Court of Appeals of Indiana

April 30, 2018

Pamela Webb, Appellant-Plaintiff,
v.
City of Carmel, Carmel Clay Parks Building Corporation, and Carmel/Clay Board of Parks & Recreation, Appellees-Defendants.

          Appeal from the Hamilton Superior Court The Honorable William J. Hughes, Judge The Honorable William P. Greenaway, Magistrate Trial Court Cause No. 29D03-1605-CT-4530

          ATTORNEY FOR APPELLANT Stacy L. Kelley Glaser & Ebbs Indianapolis, Indiana

          ATTORNEY FOR APPELLEES Aimée Rivera Cole Travelers Staff Counsel Indiana Indianapolis, Indiana

          KIRSCH, JUDGE.

         [¶1] Pamela Webb ("Webb") appeals the trial court's grant of summary judgment in favor of City of Carmel ("Carmel"), Carmel Clay Parks Building Corporation ("the Corporation"), and Carmel/Clay Board of Parks & Recreation ("the Park Board") (collectively, "the Appellees") in her action against the Appellees for negligence.

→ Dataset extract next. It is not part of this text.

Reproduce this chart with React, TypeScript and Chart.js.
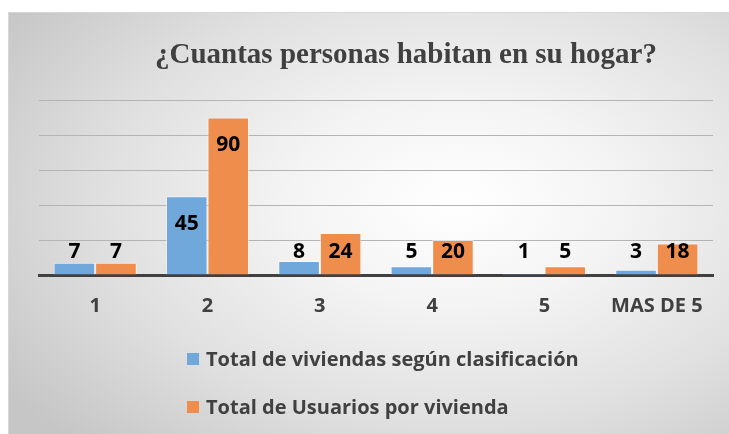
import React, { useEffect, useRef } from "react";
import { Chart, registerables } from "chart.js";

Chart.register(...registerables);

const categories = ["1", "2", "3", "4", "5", "MAS DE 5"];
const viviendas = [7, 45, 8, 5, 1, 3];
const usuarios = [7, 90, 24, 20, 5, 18];
const seriesNames = ["Total de viviendas según clasificación", "Total de Usuarios por vivienda"];
const titleText = "¿Cuantas personas habitan en su hogar?";

const SANS = "'Open Sans', 'DejaVu Sans', sans-serif";

const overlayPlugin = {
  id: "overlay",
  afterDatasetsDraw(chart: any) {
    const ctx = chart.ctx;
    const yScale = chart.scales.y;
    const base = yScale.getPixelForValue(0);
    ctx.save();
    ctx.fillStyle = "#000";
    ctx.font = `bold 21px ${SANS}`;
    ctx.textAlign = "center";
    ctx.textBaseline = "middle";
    chart.data.datasets.forEach((ds: any, di: number) => {
      const meta = chart.getDatasetMeta(di);
      meta.data.forEach((el: any, i: number) => {
        const y = Math.min(el.y + 28, base - 23);
        ctx.fillText(String(ds.data[i]), el.x, y);
      });
    });
    ctx.restore();
  },
  afterDraw(chart: any) {
    const ctx = chart.ctx;
    ctx.save();
    // title
    ctx.fillStyle = "#404040";
    ctx.font = "bold 29px 'Liberation Serif', 'Times New Roman', serif";
    ctx.textAlign = "center";
    ctx.textBaseline = "middle";
    ctx.fillText(titleText, 397, 43);
    // legend
    ctx.font = `bold 20px ${SANS}`;
    ctx.textAlign = "left";
    chart.data.datasets.forEach((ds: any, di: number) => {
      const cy = 346 + di * 48;
      ctx.fillStyle = ds.backgroundColor;
      ctx.fillRect(178, cy - 6, 12, 12);
      ctx.fillStyle = "#404040";
      ctx.fillText(ds.label, 197, cy + 1);
    });
    ctx.restore();
  },
};

export default function App() {
  const ref = useRef<HTMLCanvasElement | null>(null);
  useEffect(() => {
    if (!ref.current) return;
    const chart = new Chart(ref.current, {
      type: "bar",
      data: {
        labels: categories,
        datasets: [
          {
            label: seriesNames[0],
            data: viviendas,
            backgroundColor: "#70a8dc",
            borderColor: "rgba(255,255,255,0.6)",
            borderWidth: 1,
          },
          {
            label: seriesNames[1],
            data: usuarios,
            backgroundColor: "#ef8d4d",
            borderColor: "rgba(255,255,255,0.6)",
            borderWidth: 1,
          },
        ],
      },
      options: {
        animation: false,
        responsive: false,
        maintainAspectRatio: false,
        layout: { padding: { left: 30, right: 16, top: 87, bottom: 97 } },
        plugins: {
          legend: { display: false },
          title: { display: false },
          tooltip: { enabled: false },
        },
        datasets: { bar: { categoryPercentage: 0.74, barPercentage: 1.0 } },
        scales: {
          x: {
            grid: { display: false, drawTicks: false },
            border: { display: true, color: "#404040", width: 3 },
            ticks: {
              color: "#404040",
              font: { family: SANS, size: 20, weight: "bold" },
              padding: 19,
              maxRotation: 0,
              autoSkip: false,
            },
          },
          y: {
            min: 0,
            max: 100,
            grid: { color: "#b4b4b4", lineWidth: 1, drawTicks: false },
            border: { display: false },
            ticks: { display: false, stepSize: 20 },
          },
        },
      },
      plugins: [overlayPlugin],
    });
    return () => chart.destroy();
  }, []);
  return (
    <div
      style={{
        position: "absolute",
        left: 8,
        top: 12,
        width: 721,
        height: 422,
        borderTop: "1px solid #d6d6d6",
        borderLeft: "1px solid #d6d6d6",
        boxSizing: "border-box",
        background:
          "radial-gradient(ellipse 75% 80% at 62% 45%, #ffffff 0%, #f4f4f4 30%, #e0e0e0 65%, #c6c6c6 100%)",
      }}
    >
      <canvas ref={ref} width={720} height={421} style={{ display: "block" }} />
    </div>
  );
}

She raises the following restated issues for our review on appeal:

I. Whether the trial court abused its discretion in granting the Appellees' motion to strike portions of Webb's response in opposition to the motion for summary judgment; and
II. Whether the trial court erred in granting summary judgment in favor of the Appellees.

         [¶2] We affirm.

         Facts and Procedural History

         [¶3] This case arises from an incident that occurred on June 20, 2014 at the Monon Community Center located at 1235 Central Park Drive East, Carmel, Indiana ("the Property"). Webb alleges that as she was walking down the gymnasium bleacher steps, the bottom step of the bleachers slid causing her to fall to the floor. Webb contends that the Property is "owned, operated, managed and/or maintained by" the Appellees. Appellant's App. Vol. II at 169. Webb alleges that the Appellees were negligent for failure to keep the entry/exit of the bleacher steps in a reasonably safe condition, failing to warn guests of the unsafe condition of the steps, failure to exercise reasonable care in the design, operation and maintenance of the steps, failure to provide adequate lighting, and/or failure to design a safe entryway for guests. Id. at 169-70.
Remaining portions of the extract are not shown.